→ **Information supplied**:
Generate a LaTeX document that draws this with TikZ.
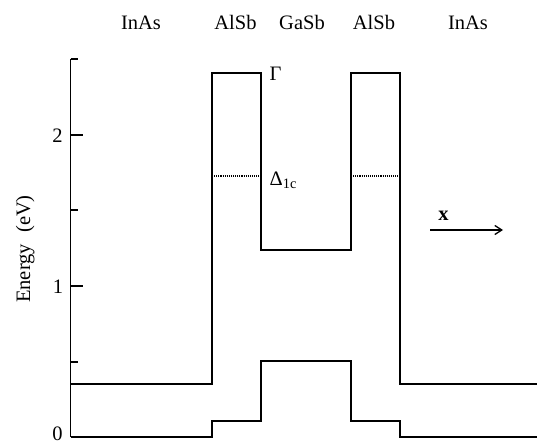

==

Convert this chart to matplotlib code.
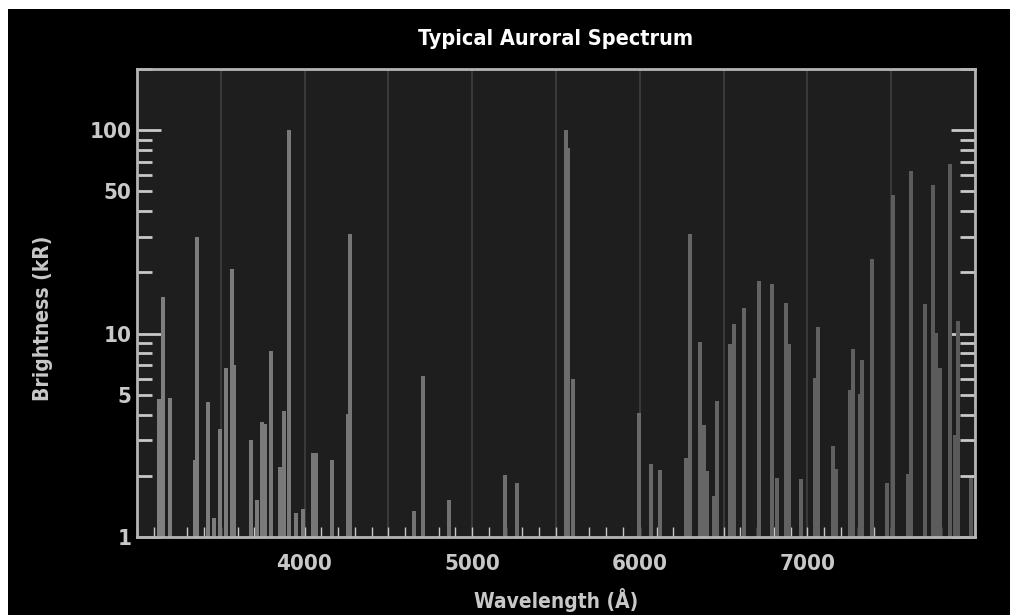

==

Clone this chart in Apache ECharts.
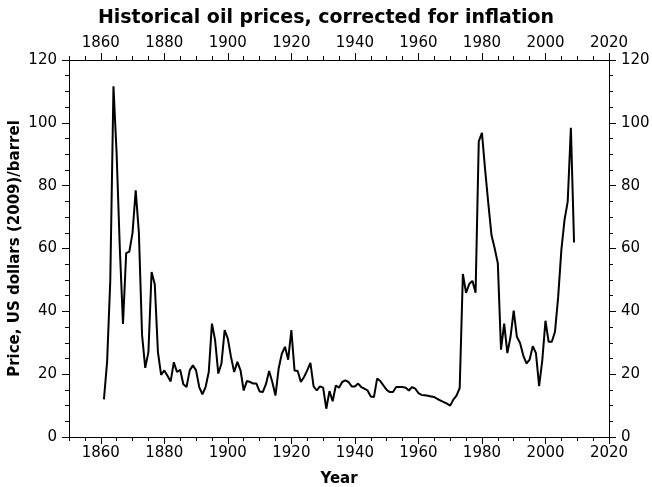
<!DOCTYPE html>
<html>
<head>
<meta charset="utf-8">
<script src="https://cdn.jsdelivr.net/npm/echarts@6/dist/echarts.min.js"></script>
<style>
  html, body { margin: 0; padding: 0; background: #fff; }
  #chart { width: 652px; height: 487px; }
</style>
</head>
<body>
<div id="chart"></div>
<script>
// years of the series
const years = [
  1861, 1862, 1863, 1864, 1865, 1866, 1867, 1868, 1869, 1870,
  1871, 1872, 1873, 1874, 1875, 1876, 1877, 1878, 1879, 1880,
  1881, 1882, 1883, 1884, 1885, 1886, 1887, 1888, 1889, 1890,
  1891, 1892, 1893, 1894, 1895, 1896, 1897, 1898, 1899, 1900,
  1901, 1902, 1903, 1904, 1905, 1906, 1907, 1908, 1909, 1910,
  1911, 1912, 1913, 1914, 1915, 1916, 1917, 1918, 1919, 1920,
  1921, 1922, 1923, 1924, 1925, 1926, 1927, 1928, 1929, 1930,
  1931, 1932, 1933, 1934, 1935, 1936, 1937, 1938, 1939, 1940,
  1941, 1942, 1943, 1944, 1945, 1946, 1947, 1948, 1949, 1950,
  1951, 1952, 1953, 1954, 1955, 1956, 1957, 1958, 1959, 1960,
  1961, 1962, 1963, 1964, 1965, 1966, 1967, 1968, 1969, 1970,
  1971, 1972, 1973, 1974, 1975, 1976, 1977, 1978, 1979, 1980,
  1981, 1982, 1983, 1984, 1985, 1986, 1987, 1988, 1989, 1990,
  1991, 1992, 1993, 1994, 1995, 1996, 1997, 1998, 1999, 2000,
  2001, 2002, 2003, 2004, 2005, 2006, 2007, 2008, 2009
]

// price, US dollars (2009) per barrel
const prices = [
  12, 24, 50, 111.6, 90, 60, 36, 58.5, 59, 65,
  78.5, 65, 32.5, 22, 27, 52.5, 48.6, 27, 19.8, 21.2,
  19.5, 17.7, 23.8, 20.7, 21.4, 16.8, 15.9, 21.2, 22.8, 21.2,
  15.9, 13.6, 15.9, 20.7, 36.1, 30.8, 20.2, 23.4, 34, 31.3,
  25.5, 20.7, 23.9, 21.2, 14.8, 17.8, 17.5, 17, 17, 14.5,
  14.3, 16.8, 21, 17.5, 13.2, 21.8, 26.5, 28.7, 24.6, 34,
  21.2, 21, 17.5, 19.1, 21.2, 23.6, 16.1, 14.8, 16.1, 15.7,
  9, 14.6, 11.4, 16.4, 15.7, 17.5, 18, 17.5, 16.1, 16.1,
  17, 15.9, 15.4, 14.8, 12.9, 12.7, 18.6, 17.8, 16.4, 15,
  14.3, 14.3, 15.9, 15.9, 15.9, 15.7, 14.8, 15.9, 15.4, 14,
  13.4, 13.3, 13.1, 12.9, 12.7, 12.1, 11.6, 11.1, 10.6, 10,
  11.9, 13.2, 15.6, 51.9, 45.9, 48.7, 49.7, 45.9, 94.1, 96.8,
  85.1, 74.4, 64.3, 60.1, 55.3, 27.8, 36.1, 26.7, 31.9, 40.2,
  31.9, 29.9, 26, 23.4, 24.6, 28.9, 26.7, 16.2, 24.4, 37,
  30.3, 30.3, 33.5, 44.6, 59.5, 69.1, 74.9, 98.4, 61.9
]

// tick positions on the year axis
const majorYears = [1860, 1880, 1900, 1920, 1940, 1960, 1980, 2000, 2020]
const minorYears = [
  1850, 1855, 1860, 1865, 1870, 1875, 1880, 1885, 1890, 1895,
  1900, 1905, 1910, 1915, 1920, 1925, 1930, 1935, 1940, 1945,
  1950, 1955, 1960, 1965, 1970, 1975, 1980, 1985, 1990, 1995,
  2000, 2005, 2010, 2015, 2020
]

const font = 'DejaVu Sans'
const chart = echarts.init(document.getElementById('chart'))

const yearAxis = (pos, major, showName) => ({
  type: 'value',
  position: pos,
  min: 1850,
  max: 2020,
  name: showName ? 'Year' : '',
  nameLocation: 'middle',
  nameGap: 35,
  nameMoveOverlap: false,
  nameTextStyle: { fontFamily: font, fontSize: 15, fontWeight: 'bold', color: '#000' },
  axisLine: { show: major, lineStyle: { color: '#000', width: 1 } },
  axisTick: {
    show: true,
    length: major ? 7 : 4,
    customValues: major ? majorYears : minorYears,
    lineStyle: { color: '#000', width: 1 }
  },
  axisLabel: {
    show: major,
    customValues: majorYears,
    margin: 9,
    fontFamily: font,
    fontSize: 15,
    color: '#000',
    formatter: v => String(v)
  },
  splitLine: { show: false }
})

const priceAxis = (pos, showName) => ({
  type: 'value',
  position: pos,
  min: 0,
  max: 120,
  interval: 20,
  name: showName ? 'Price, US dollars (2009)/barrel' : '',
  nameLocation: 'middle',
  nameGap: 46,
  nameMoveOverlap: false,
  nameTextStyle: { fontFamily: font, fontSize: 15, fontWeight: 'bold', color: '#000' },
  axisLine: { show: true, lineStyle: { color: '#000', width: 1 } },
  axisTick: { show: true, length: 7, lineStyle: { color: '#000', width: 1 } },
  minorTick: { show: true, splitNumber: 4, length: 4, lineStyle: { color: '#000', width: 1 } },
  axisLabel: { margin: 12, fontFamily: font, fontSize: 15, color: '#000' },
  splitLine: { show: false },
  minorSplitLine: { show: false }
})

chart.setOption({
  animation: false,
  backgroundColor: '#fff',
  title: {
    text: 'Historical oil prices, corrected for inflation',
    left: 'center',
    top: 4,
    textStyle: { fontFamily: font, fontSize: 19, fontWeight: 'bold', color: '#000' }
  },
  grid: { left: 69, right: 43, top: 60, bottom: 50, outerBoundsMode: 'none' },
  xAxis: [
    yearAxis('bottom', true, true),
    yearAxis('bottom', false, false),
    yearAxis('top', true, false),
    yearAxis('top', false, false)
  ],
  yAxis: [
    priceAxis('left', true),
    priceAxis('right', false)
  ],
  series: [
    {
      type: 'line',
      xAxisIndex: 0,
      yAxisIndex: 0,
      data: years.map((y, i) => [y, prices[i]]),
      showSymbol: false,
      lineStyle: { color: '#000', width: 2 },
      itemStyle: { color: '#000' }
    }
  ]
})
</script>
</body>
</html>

→ **Problem**: Write out every line of the listing that holds the word "this".

→ **Reply**:
Generate a LaTeX document that draws this with TikZ.
Convert this chart to matplotlib code.
Clone this chart in Apache ECharts.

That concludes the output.